The Absolute Best Ways To Reheat Dinner Rolls

Few things spell comfort the way a basket of warm bread rolls can. Their pillowy, yeasty goodness can go with just about anything you're thinking of serving for a meal. Dinner rolls are especially good at mopping up stews, soups, gravies, and sauces, or they can be enjoyed with a filling of jams, jellies, or your favorite meats and cheeses. And in terms of entertaining, the best part about dinner rolls is that they can either be made or purchased ahead of time — then frozen, reheated, and served when the occasion calls for it.

Unfortunately, as with many things, there is a right way and a wrong way to warm up your dinner rolls, because the wrong kind of heat is likely to bully the rolls into becoming rock-hard, inedible versions of their former selves. Fortunately, there are ways to bring frozen or cold dinner rolls back to life. All it takes is an element of time and patience.

Use your oven to reheat your dinner rolls

Kitchn advises that most foods should be reheated the same way they were cooked, and the same goes for dinner rolls, which are best reheated in the oven. The site suggests taking a hard pass on the big sheet pan, instead arranging them in a smaller baking dish so their edges touch. This method will keep them soft, whereas separating them on a tray could make them crunchier than you may intend. Set the dish on a rack positioned in the middle of an oven heated to 350 degrees Fahrenheit for seven to 10 minutes. If all you have is a baking sheet, you may want to brush the rolls with melted butter to keep them from drying out. 
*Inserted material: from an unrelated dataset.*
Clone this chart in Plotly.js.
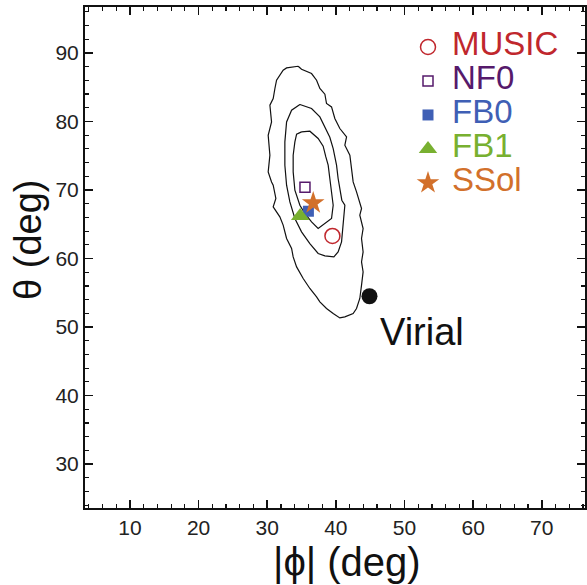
<!DOCTYPE html>
<html>
<head>
<meta charset="utf-8">
<script src="https://cdn.plot.ly/plotly-3.0.1.min.js"></script>
<style>html,body{margin:0;padding:0;background:#fff;}#chart{width:587px;height:585px;}</style>
</head>
<body>
<div id="chart"></div>
<script>
// ---- Data ----
const modelNames = ['MUSIC', 'NF0', 'FB0', 'FB1', 'SSol'];
const modelPhi   = [39.5, 35.5, 36.0, 34.8, 36.7];
const modelTheta = [63.3, 70.4, 66.9, 66.2, 68.1];

const virialName  = 'Virial';
const virialPhi   = [44.9];
const virialTheta = [54.5];

const xTitle = '|\u03d5| (deg)';
const yTitle = '\u03b8 (deg)';

// confidence contours (outer, middle, inner)
const outerPhi = [34.51,35.00,36.46,37.19,37.67,38.40,38.64,39.37,39.85,40.58,41.56,41.31,42.04,42.28,42.52,43.01,43.74,43.49,43.97,43.74,43.97,43.74,43.97,43.74,43.49,43.01,42.52,41.31,40.58,39.61,38.64,37.67,37.19,36.21,35.24,34.28,33.78,33.55,32.82,32.32,31.84,30.87,31.26,30.87,30.63,30.14,30.39,30.14,30.63,30.39,30.87,31.12,31.36,32.32,32.82,34.51];
const outerTheta = [88.06,87.62,86.99,86.02,84.81,83.98,82.62,82.12,80.43,78.97,77.75,76.54,75.08,73.14,71.18,69.72,67.30,66.32,64.38,62.92,60.97,59.51,58.05,56.11,54.17,52.71,51.98,51.49,51.34,51.98,52.71,53.68,54.41,55.63,57.09,58.78,60.24,61.47,62.92,64.87,66.08,67.53,68.76,70.70,71.18,72.64,75.08,77.99,79.93,82.37,83.35,84.81,86.02,87.48,87.81,88.06];

const middlePhi = [34.76,36.46,37.67,38.40,39.12,39.61,40.10,40.33,40.58,40.87,41.31,41.06,40.83,40.33,39.71,38.40,37.42,36.21,35.00,34.03,33.30,32.82,32.57,32.57,32.82,33.55,34.76];
const middleTheta = [82.47,81.89,80.66,79.20,77.70,76.05,73.62,71.68,69.97,68.51,67.78,65.35,62.43,60.97,60.24,60.39,60.74,62.19,63.89,65.84,68.26,70.70,73.62,77.02,79.93,81.64,82.47];

const innerPhi = [35.00,36.21,37.42,38.15,38.54,38.88,39.12,39.37,39.61,39.37,38.40,37.42,36.46,35.48,34.76,34.03,33.78,33.78,34.03,34.28,35.00];
const innerTheta = [78.48,78.58,77.51,76.39,74.83,73.62,71.68,69.97,67.78,65.84,65.11,64.38,65.35,66.57,67.78,69.97,72.64,75.08,77.02,78.14,78.48];

// ---- Styles ----
const modelColors  = ['#c0272d', '#561a6b', '#3f5fb5', '#78b030', '#d2702b'];
const modelSymbols = ['circle-open', 'square-open', 'square', 'triangle-up', 'star'];
const modelSizes   = [15, 10, 11, 16, 17];
const modelLineW   = [1.5, 1.5, 0, 0, 0];

const FONT = 'Liberation Sans, Arial, Helvetica, sans-serif';
const INK = '#111111';
const LEGEND_TEXT_X = 0.48;   // text column of the custom legend (x2 units)

const contourLine = {color: '#111111', width: 1.2};
const markerStyle = {symbol: modelSymbols, color: modelColors, size: modelSizes, opacity: 1,
                     line: {color: modelColors, width: modelLineW}};
const traces = [
  {x: outerPhi, y: outerTheta, mode: 'lines', line: contourLine, hoverinfo: 'skip', showlegend: false},
  {x: middlePhi, y: middleTheta, mode: 'lines', line: contourLine, hoverinfo: 'skip', showlegend: false},
  {x: innerPhi, y: innerTheta, mode: 'lines', line: contourLine, hoverinfo: 'skip', showlegend: false},
  {x: modelPhi, y: modelTheta, mode: 'markers', text: modelNames, showlegend: false, marker: markerStyle},
  {x: virialPhi, y: virialTheta, mode: 'markers', name: virialName, showlegend: false,
   marker: {symbol: 'circle', color: '#111111', size: 16, opacity: 1}},
  // custom legend drawn on a hidden overlay axis (one row per model)
  {x: modelNames.map(() => 0), y: modelNames.map((n, i) => i), xaxis: 'x2', yaxis: 'y2',
   mode: 'markers', cliponaxis: false, hoverinfo: 'skip', showlegend: false, marker: markerStyle},
  {x: modelNames.map(() => LEGEND_TEXT_X), y: modelNames.map((n, i) => i), xaxis: 'x2', yaxis: 'y2',
   mode: 'text', text: modelNames, textposition: 'middle right', cliponaxis: false,
   hoverinfo: 'skip', showlegend: false,
   textfont: {family: FONT, size: 33, color: modelColors}}
];

const axisCommon = {
  showgrid: false, zeroline: false, showline: true, linecolor: INK, linewidth: 2,
  mirror: 'ticks', ticks: 'inside', ticklen: 8, tickwidth: 1.5, tickcolor: INK,
  dtick: 10, tick0: 0,
  minor: {dtick: 2, ticks: 'inside', ticklen: 4, tickwidth: 1.2, tickcolor: INK, showgrid: false},
  tickfont: {family: FONT, size: 21, color: '#222222'}
};

const layout = {
  width: 587, height: 585,
  margin: {l: 85, r: 2, t: 7, b: 77},
  paper_bgcolor: '#ffffff', plot_bgcolor: 'rgba(0,0,0,0)',
  showlegend: false,
  font: {family: FONT, color: INK},
  xaxis: Object.assign({}, axisCommon, {range: [3.45, 76.3]}),
  yaxis: Object.assign({}, axisCommon, {range: [23.6, 96.7]}),
  xaxis2: {domain: [0.586, 0.786], range: [-1, 1], visible: false, anchor: 'y2', fixedrange: true},
  yaxis2: {domain: [0.615, 0.954], range: [4.5, -0.5], visible: false, anchor: 'x2', fixedrange: true},
  annotations: [
    {x: virialPhi[0], y: virialTheta[0], xref: 'x', yref: 'y', text: virialName, showarrow: false,
     xanchor: 'left', yanchor: 'middle', xshift: 9, yshift: -36,
     font: {family: FONT, size: 38, color: INK}},
    // axis titles
    {x: 0.524, y: -0.108, xref: 'paper', yref: 'paper', text: xTitle, showarrow: false,
     xanchor: 'center', yanchor: 'middle', font: {family: FONT, size: 40, color: INK}},
    {x: -0.114, y: 0.535, xref: 'paper', yref: 'paper', text: yTitle, showarrow: false, textangle: -90,
     xanchor: 'center', yanchor: 'middle', font: {family: FONT, size: 38, color: INK}}
  ]
};

Plotly.newPlot('chart', traces, layout, {staticPlot: true, displayModeBar: false}).then(function () {
  // give each (zero-width) tick path a tiny extent hidden under the frame so it is rasterised
  document.querySelectorAll('path.xtick, path.ytick').forEach(function (p) {
    var d = p.getAttribute('d') || '';
    var m = /^M([-\d.]+),([-\d.]+)/.exec(d);
    if (!m) return;
    var isX = p.classList.contains('xtick');
    p.setAttribute('d', d + 'M' + m[1] + ',' + m[2] + (isX ? 'h0.6' : 'v0.6'));
  });
});
</script>
</body>
</html>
Another way to use the oven, per Carlsbad Cravings, is to thaw frozen dinner rolls on the kitchen counter, then wrap the batch with foil and heat it at 300 degrees Fahrenheit for about 20 minutes, or until they're warmed through.
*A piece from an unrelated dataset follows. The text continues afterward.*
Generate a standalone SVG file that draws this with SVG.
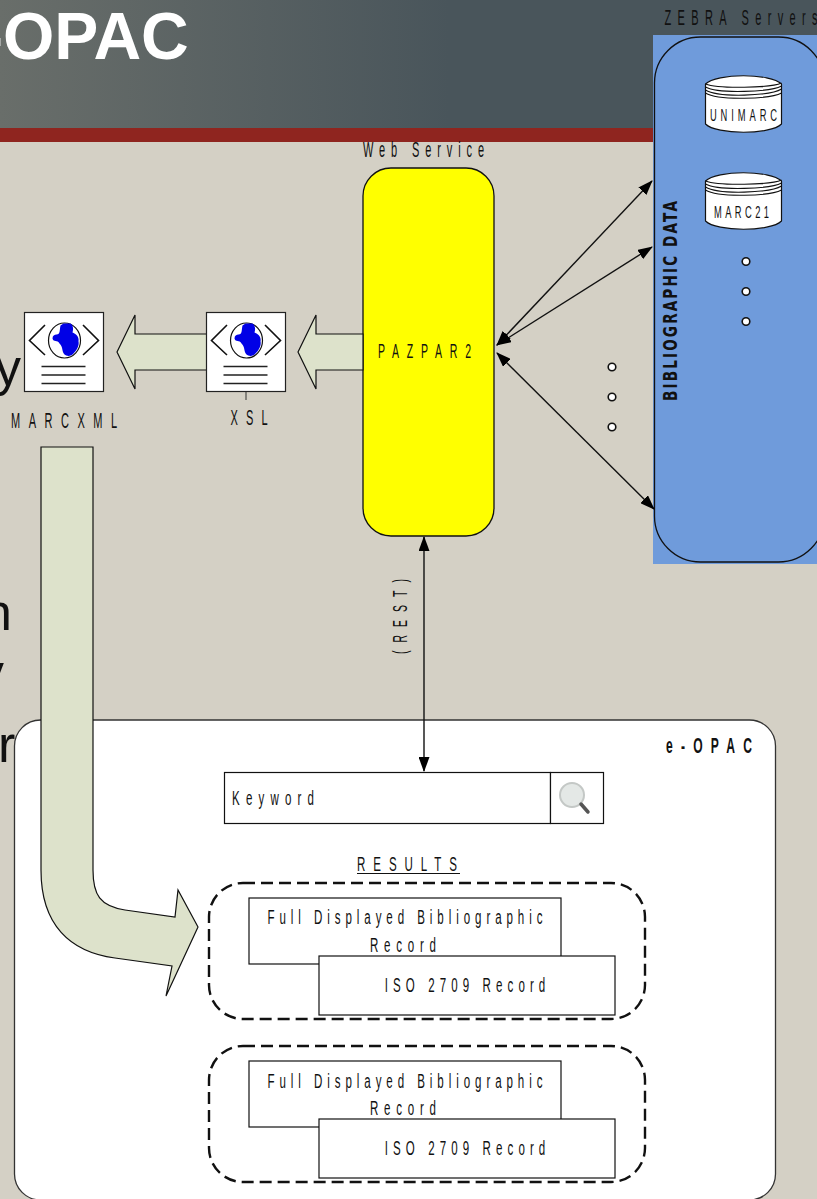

Use your slow cooker to reheat dinner rolls

If you happen to have a slow cooker just begging to be used, know that some food bloggers and recipe sites are fans of reheating dinner rolls using this sometimes overlooked kitchen appliance, too. Butter and Baggage calls using the slow cooker a favorite way to warm up dinner rolls "by far" ⁠— likely because the device will not only help you bring frozen dinner rolls back from their frozen slumber, but slow cookers can keep dinner rolls warm as well.

To use a slow cooker, first thaw your frozen dinner rolls as you would do if you were using an oven. Then line the bottom of the pot with a clean, damp ⁠— not wet ⁠— dish cloth and place the thawed rolls on top, before setting the cooker on "low" and leaving it to do its thing for about half an hour. Once that's done, you can place the cooker on "warm" and leave rolls that way for two hours. Kitchn says doing it this way can actually give them the homemade feel.

Use your microwave oven - but with care

If you're short on time or only have a few dinner rolls to heat up, the microwave oven may be a more convenient reheating option. But before you place the rolls in the appliance and zap them on high, remember that bread generally doesn't fare well in microwaves; one of the two sugar molecules present in starch melts at 212 degrees Fahrenheit but hardens as it cools down, which means a microwaved roll that started out fluffy ends up becoming rock hard once it cools, per The Spruce Eats

Instead of placing bare rolls in the microwave, Kitchn recommends you put them in a container and cover them completely with two clean dishcloths or paper towels — the first one damp and the second dry. This will help keep the rolls soft and prevent them from drying out. Heat them at 30% to 50% power until they are just warmed through; if they get too hot, they will harden the same way they would had they been heated at full power.